Intel has found IBM Cloud as its first cloud customer for its Gaudi 3 AI accelerator chip.
IBM and Intel announced Thursday that IBM Cloud will begin offering Gaudi 3 to customers early next year. The chip's accelerators will be available in both hybrid and on-premise environments, and IBM said it plans to enable support for Gaudi 3 within its Watsonx AI and data platform.
“Unleashing the full potential of AI requires an open, collaborative ecosystem that gives customers choice and accessible solutions,” Justin Hotard, general manager of Intel's Data Center and AI division, said in a statement. “By integrating our Gaudi 3 AI accelerators and Xeon CPUs into IBM Cloud, we are creating new AI capabilities to meet the demand for affordable, secure and innovative AI computing solutions.”
Gaudi 3, announced in December 2023, was meant to be Intel's answer to AI chips from rivals Nvidia and AMD. It would be the final product in the Gaudi series of accelerators that Intel acquired through its $2 billion acquisition of Habana Labs in 2019.
Earlier this year, Intel unveiled its Gaudi 3 reference design for use in servers by partners such as Lenovo, Dell, HPE and Super Micro.
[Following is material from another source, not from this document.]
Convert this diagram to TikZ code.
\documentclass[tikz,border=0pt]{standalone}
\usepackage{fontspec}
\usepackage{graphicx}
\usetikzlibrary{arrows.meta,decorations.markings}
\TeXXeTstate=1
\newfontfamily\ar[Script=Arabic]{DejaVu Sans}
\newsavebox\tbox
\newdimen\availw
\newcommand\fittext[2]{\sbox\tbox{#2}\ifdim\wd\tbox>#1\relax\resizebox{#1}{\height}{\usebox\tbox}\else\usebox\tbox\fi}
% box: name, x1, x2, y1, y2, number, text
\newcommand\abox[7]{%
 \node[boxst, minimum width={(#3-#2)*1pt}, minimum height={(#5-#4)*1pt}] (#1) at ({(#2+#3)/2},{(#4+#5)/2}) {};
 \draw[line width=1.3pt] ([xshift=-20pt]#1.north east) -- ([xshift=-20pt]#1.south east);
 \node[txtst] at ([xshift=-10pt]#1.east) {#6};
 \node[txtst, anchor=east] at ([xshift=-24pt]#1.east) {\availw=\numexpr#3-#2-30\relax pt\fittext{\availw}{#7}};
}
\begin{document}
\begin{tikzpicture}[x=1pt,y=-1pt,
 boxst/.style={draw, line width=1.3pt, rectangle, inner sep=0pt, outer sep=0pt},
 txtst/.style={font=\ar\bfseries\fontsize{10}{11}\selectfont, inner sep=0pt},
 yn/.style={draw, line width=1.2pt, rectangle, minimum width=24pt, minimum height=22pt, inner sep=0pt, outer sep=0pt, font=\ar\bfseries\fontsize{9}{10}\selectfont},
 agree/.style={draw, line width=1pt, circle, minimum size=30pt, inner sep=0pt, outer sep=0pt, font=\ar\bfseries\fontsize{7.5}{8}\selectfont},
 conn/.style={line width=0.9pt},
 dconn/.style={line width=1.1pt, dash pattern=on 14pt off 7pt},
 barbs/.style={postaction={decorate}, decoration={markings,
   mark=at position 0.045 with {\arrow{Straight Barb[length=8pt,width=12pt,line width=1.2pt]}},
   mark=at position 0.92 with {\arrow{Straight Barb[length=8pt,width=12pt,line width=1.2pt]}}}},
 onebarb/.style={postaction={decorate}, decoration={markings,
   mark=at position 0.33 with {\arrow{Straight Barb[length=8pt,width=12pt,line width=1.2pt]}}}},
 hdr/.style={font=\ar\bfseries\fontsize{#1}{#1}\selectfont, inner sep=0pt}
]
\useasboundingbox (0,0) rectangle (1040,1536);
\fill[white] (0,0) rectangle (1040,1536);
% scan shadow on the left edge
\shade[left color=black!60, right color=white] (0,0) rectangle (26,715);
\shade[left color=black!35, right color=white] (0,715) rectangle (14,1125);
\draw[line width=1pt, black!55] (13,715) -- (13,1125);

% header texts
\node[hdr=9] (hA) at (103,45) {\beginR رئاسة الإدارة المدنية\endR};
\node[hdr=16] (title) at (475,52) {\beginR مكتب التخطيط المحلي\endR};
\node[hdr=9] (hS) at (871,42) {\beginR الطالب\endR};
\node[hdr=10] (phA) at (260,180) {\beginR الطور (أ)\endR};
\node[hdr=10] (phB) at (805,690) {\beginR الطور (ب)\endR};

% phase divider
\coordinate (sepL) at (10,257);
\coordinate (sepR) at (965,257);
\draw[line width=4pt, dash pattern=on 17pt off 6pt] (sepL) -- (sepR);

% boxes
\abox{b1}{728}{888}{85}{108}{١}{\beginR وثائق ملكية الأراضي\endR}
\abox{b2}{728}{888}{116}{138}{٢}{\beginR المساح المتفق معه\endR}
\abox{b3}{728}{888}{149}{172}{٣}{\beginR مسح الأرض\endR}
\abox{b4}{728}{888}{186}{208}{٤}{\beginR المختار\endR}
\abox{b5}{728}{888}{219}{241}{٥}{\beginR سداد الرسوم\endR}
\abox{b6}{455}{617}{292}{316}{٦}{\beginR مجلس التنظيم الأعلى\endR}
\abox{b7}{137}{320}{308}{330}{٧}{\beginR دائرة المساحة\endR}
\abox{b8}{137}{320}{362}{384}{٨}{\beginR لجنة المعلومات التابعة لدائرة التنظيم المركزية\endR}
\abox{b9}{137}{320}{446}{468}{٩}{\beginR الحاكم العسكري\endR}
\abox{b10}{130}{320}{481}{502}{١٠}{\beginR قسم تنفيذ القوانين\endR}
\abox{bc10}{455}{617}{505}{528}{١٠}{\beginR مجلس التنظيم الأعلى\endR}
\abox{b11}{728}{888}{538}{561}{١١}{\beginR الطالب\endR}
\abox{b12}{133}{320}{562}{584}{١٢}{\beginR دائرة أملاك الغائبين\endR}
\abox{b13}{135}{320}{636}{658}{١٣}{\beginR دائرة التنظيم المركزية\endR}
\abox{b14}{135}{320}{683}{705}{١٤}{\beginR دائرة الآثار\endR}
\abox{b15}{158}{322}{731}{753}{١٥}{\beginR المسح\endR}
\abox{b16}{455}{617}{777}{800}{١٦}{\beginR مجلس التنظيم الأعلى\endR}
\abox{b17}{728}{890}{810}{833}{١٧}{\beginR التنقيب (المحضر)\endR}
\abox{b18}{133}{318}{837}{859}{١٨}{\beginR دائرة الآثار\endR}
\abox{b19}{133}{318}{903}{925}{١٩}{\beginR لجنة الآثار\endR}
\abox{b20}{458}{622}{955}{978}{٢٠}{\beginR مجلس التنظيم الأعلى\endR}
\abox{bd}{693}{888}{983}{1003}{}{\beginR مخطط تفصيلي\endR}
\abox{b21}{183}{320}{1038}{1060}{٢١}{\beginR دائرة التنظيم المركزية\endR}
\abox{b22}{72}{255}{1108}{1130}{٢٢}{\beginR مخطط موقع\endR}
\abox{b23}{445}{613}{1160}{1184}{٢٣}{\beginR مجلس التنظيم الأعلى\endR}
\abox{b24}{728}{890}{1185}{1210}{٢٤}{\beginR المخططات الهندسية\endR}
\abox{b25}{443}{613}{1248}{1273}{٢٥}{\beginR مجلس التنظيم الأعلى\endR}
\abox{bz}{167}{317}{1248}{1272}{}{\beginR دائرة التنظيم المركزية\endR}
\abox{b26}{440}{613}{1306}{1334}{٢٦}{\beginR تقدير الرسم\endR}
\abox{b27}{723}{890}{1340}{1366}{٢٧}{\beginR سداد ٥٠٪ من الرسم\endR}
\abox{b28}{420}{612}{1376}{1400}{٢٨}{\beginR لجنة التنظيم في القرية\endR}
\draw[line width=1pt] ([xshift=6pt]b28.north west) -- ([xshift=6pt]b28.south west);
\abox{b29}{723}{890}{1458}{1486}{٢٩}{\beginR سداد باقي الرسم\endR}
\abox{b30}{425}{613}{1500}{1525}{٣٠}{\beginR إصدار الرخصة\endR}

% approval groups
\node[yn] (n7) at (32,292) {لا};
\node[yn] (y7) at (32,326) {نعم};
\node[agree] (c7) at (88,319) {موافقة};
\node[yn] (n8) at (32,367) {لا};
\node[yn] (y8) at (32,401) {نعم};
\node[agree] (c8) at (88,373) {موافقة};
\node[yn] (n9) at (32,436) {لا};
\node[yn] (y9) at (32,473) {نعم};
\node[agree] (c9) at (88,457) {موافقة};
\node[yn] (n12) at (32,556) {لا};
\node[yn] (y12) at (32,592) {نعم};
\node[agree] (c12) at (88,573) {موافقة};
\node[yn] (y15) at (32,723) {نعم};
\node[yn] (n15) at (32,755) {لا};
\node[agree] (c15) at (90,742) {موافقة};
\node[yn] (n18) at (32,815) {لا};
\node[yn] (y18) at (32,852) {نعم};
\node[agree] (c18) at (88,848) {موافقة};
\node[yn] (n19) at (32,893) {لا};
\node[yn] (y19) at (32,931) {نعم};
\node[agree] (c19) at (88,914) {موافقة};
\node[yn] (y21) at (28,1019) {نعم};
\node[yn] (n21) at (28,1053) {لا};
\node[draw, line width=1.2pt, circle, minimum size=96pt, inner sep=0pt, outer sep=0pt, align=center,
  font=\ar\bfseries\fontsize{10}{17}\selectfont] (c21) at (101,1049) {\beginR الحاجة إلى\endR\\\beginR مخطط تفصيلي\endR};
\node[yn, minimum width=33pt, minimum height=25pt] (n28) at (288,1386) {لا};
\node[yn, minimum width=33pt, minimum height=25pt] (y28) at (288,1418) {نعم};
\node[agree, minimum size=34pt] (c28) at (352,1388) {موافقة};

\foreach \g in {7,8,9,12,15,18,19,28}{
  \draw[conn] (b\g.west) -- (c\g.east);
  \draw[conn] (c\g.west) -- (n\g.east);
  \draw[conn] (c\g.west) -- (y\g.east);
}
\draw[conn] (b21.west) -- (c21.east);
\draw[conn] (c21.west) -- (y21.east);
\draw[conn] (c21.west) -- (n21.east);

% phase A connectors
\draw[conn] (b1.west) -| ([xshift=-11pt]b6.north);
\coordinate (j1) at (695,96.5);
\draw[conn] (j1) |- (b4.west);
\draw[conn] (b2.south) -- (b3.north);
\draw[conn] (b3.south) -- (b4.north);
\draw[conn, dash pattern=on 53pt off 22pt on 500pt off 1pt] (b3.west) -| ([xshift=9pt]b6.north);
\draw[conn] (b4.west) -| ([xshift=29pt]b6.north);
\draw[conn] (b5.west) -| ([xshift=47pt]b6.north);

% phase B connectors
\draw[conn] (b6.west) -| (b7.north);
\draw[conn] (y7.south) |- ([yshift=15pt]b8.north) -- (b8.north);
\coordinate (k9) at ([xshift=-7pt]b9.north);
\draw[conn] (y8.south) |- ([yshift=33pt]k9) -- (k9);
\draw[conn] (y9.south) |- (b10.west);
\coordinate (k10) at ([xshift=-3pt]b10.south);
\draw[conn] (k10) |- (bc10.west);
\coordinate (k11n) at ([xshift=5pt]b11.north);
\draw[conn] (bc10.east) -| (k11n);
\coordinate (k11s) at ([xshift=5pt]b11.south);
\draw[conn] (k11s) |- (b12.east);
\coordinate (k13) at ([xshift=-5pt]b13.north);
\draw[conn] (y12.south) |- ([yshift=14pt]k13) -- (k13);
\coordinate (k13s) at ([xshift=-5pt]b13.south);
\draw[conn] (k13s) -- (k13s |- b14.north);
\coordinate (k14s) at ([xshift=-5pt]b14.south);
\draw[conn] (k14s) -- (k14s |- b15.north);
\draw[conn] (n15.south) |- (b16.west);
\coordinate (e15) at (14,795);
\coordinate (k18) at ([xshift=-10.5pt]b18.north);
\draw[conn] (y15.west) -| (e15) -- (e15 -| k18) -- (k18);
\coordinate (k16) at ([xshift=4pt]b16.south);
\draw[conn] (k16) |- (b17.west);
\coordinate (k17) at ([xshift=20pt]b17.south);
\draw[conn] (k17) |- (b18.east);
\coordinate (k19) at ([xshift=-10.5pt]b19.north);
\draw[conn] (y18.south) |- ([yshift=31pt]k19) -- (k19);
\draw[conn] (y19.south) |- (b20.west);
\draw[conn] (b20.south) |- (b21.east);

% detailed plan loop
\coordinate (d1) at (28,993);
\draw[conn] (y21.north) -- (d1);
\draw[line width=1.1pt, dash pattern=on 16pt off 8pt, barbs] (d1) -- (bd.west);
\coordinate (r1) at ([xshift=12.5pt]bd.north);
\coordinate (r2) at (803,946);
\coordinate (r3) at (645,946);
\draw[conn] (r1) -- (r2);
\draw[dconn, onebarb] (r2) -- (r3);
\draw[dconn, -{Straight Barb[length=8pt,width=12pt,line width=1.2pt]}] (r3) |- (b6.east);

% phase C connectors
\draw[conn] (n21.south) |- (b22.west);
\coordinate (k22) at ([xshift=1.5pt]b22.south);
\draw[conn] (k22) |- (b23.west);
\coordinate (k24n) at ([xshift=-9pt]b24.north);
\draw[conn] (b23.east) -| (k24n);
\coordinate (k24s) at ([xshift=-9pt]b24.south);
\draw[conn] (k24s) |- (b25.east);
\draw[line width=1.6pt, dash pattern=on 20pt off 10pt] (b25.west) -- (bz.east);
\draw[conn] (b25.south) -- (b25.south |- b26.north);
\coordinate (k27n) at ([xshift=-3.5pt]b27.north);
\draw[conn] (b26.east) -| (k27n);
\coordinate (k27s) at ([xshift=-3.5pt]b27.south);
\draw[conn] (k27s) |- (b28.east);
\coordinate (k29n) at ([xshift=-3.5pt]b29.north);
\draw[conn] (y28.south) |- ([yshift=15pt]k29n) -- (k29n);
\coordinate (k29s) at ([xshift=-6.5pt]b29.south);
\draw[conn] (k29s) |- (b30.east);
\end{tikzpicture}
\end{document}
The design includes a new form of Ethernet connection designed to rival Nvidia's InfiniBand connection technology, and pairs the Gaudi 3 chips with Intel's Xeon 6 processor series.
But Gaudi 3 arrives at a precarious time for Intel, which is severely disadvantaged by Nvidia's dominance.
Intel said in April that it expects $500 million in revenue from Gaudi 3 in 2024, a pittance compared to AMD's $3.5 billion in sales of its Instinct MI 300 series GPUs and Nvidia's $40 billion from its data center business. Early benchmarks have shown that Gaudi 3 offers surprisingly good value for money, but it will be hard to win over customers who already have strong relationships with Nvidia.
In July, Intel CTO Greg Lavender spoke optimistically about the company's ability to become No. 2 in the AI chip market behind Nvidia. A month later, after posting a $1.6 billion loss in the second quarter, Intel announced it would cut 15,000 jobs and aggressively cut costs to save $10 billion by 2025.
Making things worse for Intel, Nvidia is set to ramp up production of its next-generation AI chip, Blackwell, in the fourth quarter after a brief manufacturing delay. Blackwell is up to four times more powerful than the Gaudi 3's leading chip, the H100.
Intel stressed that it would not provide a comparison with Blackwell, saying it would not be able to do so until Blackwell's chips are available to the public.